-- WHAT TO PRODUCE --
Extract, without alteration, each line from the start of the listing to the line bearing "Serif', 'Times New".

-- GIVEN DATA --
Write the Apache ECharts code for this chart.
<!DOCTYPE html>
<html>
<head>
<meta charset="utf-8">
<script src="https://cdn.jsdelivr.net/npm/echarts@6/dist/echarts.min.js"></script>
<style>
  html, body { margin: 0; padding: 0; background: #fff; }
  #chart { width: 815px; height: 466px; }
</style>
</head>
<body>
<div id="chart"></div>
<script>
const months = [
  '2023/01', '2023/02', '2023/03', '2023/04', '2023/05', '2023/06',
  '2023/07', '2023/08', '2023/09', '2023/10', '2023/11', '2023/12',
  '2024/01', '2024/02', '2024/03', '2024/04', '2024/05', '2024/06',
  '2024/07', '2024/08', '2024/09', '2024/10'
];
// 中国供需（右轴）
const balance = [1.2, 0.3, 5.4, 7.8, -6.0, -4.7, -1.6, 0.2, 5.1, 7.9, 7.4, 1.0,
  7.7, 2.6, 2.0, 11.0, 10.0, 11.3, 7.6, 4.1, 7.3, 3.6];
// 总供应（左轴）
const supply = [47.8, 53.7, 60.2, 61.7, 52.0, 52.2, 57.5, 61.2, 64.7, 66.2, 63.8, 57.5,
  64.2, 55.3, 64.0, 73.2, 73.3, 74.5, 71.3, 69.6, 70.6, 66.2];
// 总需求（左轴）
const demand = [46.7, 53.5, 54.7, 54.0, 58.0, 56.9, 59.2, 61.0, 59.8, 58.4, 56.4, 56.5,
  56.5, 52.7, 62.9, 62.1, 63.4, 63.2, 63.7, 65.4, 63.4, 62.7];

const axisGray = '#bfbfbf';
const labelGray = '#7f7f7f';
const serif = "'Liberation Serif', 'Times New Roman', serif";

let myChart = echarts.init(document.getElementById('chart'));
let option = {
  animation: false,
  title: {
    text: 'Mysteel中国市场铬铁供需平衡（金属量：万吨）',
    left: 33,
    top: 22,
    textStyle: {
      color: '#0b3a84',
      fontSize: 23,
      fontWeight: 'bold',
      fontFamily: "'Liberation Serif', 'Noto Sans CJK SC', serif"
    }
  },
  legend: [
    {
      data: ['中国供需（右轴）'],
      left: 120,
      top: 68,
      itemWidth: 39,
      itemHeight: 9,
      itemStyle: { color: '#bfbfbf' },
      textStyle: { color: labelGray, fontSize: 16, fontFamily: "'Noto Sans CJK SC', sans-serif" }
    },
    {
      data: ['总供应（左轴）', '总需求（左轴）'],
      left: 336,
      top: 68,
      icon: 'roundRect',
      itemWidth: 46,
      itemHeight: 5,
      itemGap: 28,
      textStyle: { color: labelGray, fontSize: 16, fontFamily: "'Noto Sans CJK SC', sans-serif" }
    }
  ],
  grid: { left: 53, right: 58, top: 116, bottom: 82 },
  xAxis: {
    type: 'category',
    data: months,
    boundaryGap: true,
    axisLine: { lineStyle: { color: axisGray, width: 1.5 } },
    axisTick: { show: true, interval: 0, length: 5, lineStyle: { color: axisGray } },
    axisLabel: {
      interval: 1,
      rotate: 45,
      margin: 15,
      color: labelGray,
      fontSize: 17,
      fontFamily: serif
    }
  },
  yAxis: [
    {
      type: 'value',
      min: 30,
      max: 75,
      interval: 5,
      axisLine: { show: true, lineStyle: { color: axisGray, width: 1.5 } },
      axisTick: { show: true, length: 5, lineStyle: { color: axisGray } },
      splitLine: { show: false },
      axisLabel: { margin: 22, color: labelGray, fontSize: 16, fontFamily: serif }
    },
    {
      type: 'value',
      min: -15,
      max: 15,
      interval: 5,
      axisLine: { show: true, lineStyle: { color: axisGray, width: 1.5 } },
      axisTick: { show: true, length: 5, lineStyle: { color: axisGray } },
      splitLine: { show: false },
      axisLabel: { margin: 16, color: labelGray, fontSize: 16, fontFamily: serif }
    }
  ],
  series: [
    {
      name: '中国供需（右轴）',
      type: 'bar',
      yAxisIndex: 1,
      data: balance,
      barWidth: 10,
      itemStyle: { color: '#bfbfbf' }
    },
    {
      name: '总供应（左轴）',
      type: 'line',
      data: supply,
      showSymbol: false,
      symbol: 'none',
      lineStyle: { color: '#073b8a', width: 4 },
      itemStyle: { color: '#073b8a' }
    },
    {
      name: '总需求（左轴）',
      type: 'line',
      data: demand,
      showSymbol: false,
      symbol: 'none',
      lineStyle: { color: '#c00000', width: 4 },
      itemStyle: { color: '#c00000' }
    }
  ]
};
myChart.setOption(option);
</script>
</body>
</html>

-- COMPLETE RESPONSE --
Write the Apache ECharts code for this chart.
<!DOCTYPE html>
<html>
<head>
<meta charset="utf-8">
<script src="https://cdn.jsdelivr.net/npm/echarts@6/dist/echarts.min.js"></script>
<style>
  html, body { margin: 0; padding: 0; background: #fff; }
  #chart { width: 815px; height: 466px; }
</style>
</head>
<body>
<div id="chart"></div>
<script>
const months = [
  '2023/01', '2023/02', '2023/03', '2023/04', '2023/05', '2023/06',
  '2023/07', '2023/08', '2023/09', '2023/10', '2023/11', '2023/12',
  '2024/01', '2024/02', '2024/03', '2024/04', '2024/05', '2024/06',
  '2024/07', '2024/08', '2024/09', '2024/10'
];
// 中国供需（右轴）
const balance = [1.2, 0.3, 5.4, 7.8, -6.0, -4.7, -1.6, 0.2, 5.1, 7.9, 7.4, 1.0,
  7.7, 2.6, 2.0, 11.0, 10.0, 11.3, 7.6, 4.1, 7.3, 3.6];
// 总供应（左轴）
const supply = [47.8, 53.7, 60.2, 61.7, 52.0, 52.2, 57.5, 61.2, 64.7, 66.2, 63.8, 57.5,
  64.2, 55.3, 64.0, 73.2, 73.3, 74.5, 71.3, 69.6, 70.6, 66.2];
// 总需求（左轴）
const demand = [46.7, 53.5, 54.7, 54.0, 58.0, 56.9, 59.2, 61.0, 59.8, 58.4, 56.4, 56.5,
  56.5, 52.7, 62.9, 62.1, 63.4, 63.2, 63.7, 65.4, 63.4, 62.7];

const axisGray = '#bfbfbf';
const labelGray = '#7f7f7f';
const serif = "'Liberation Serif', 'Times New Roman', serif";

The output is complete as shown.